There’s a reason why a growing number of Americans, nearly two out of three by last count, approve of unions,  and why nearly half of nonunionized workers would join a union if given the chance to.

Like Amazon workers voting for a voice on the job, many are waking up to what AFSCME calls the union difference.

Being in a union means negotiating together for the wages and benefits we have earned. It means having more reliable health care coverage and retiring with financial security. And it’s also about having the resources and training to do our jobs well.

Now a new report from the Economic Policy Institute (EPI) makes this ever clearer. It lays out the numbers to make the case that a loss of collective bargaining rights among workers in America has been a major factor in depressing wage growth over the last four decades.

Specifically, the report finds that between 1979 and 2017, the median hourly wage fell by nearly 8% as a result of the erosion of collective bargaining, which amounts to a loss of $3,250 annually for a full-time, full-year worker. It also shows that a third of the growth of the wage gap that occurred in those years between high- and middle-wage earners can be explained by declining unionization.

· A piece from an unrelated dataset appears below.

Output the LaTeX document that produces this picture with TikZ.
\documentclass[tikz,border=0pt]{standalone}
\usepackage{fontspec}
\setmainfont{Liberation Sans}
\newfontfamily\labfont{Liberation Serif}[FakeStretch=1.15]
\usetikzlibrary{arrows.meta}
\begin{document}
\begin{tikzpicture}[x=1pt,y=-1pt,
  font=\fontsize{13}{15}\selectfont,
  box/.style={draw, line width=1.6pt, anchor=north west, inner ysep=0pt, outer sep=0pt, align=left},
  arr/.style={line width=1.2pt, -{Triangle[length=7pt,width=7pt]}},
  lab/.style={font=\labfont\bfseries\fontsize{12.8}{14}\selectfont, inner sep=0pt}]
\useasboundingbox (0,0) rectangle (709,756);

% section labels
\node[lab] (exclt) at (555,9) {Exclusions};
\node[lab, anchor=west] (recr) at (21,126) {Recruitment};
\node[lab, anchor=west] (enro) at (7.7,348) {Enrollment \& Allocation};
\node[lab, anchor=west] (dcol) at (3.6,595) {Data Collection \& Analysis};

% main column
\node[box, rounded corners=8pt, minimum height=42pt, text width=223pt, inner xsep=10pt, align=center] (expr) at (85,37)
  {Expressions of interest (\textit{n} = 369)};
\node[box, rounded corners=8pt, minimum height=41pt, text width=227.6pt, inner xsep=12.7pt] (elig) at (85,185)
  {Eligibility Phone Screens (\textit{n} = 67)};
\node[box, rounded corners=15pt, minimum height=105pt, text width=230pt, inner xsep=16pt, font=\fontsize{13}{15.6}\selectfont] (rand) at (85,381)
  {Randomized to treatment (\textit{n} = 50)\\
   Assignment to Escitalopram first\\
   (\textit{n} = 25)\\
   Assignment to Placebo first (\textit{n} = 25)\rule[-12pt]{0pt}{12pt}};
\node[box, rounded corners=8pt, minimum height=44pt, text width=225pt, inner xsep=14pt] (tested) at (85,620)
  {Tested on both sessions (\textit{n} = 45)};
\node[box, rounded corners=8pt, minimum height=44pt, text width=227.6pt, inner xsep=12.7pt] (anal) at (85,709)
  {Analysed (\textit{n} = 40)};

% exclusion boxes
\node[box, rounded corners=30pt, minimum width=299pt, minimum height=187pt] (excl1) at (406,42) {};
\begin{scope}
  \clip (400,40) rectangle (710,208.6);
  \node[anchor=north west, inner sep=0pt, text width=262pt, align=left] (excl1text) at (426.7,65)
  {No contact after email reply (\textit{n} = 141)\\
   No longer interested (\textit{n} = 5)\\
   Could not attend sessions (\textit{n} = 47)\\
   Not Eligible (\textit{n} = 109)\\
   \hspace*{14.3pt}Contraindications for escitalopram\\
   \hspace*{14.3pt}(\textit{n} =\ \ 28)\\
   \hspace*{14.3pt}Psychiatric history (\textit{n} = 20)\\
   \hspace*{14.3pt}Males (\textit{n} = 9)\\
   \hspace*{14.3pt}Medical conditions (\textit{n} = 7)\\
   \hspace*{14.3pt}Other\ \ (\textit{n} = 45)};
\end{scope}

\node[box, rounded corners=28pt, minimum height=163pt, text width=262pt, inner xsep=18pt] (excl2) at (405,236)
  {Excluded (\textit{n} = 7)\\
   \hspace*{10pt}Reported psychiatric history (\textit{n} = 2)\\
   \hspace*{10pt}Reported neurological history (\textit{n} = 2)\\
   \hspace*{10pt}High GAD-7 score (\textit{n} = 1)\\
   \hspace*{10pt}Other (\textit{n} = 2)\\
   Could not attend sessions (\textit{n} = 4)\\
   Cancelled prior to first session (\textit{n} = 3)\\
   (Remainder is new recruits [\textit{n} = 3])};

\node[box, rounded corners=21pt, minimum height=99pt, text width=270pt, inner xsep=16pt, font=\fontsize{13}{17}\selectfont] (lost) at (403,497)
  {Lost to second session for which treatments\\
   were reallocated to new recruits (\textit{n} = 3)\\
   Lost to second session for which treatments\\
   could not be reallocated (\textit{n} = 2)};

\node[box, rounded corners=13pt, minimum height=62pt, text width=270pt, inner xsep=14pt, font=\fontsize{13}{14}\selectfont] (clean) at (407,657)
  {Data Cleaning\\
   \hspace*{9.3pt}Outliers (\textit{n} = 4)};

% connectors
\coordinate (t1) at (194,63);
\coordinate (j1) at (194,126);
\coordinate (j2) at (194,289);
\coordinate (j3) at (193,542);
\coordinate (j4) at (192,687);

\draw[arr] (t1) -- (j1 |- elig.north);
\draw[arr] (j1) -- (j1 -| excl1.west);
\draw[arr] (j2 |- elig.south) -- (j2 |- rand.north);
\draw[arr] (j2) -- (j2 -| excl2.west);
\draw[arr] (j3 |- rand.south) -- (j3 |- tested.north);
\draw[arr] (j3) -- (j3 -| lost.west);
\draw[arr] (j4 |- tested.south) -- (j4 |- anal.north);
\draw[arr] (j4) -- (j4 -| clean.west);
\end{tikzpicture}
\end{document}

“For decades, the erosion of collective bargaining was a major factor depressing wage growth for the typical worker and driving the growth of wage inequality,” said Lawrence Mishel, the report’s author. “But this decline of unions wasn’t inevitable – it was a deliberate policy choice made on behalf of wealthy interests and corporations, and it can be reversed.”

AFSCME is leading the fight to reverse this trend. AFSCME members in Nevada won collective bargaining rights in 2019 and recently announced that they’ve reached a tentative collective bargaining agreement with the state.

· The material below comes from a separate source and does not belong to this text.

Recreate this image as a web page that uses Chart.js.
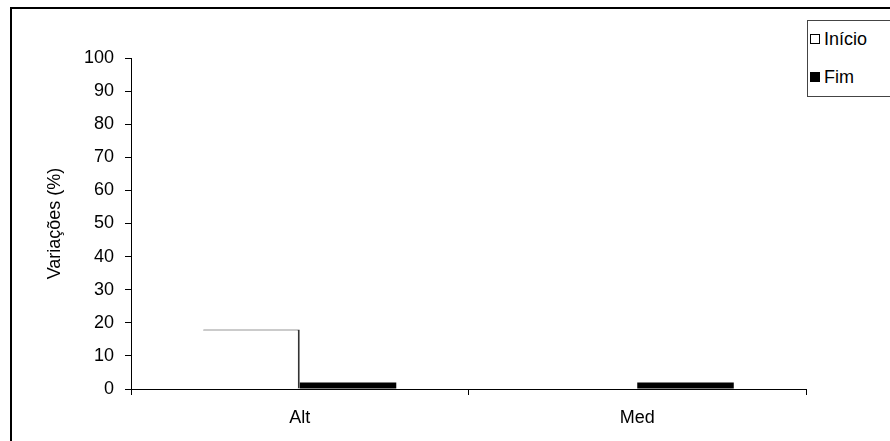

Meanwhile, thanks in part to Virginia Delegate Elizabeth Guzman, one of AFSCME’s own, tens of thousands of public service workers in the commonwealth won collective bargaining rights in 2020.

The way to promote wage growth is through big policy changes, the EPI report makes clear, such as laws that expand collective bargaining rights and make it easier for workers to unionize.

“Whether workers obtain a fair share of the economy’s gains in the future will depend not so much on abstract forces beyond their control but on demanding that their political representatives restore bargaining power to workers, individually and collectively,” the report says. “Legislation that expands collective bargaining by enabling workers to choose union representation and strengthens union rights is critically important to the enterprise of restoring robust wage growth.”

AFSCME is leading the fight to restore collective bargaining rights to all workers. We strongly support the Public Service Freedom to Negotiate Act, which would set a minimum nationwide standard of collective bargaining rights that all states must provide to state and local workers.

We also support the Protecting the Right to Organize Act (PRO Act), recently passed by the House of Representatives. The bill seeks to make it easier for workers to form strong unions by helping to unrig the system and punish employers who coerce and intimidate workers to prevent them from organizing.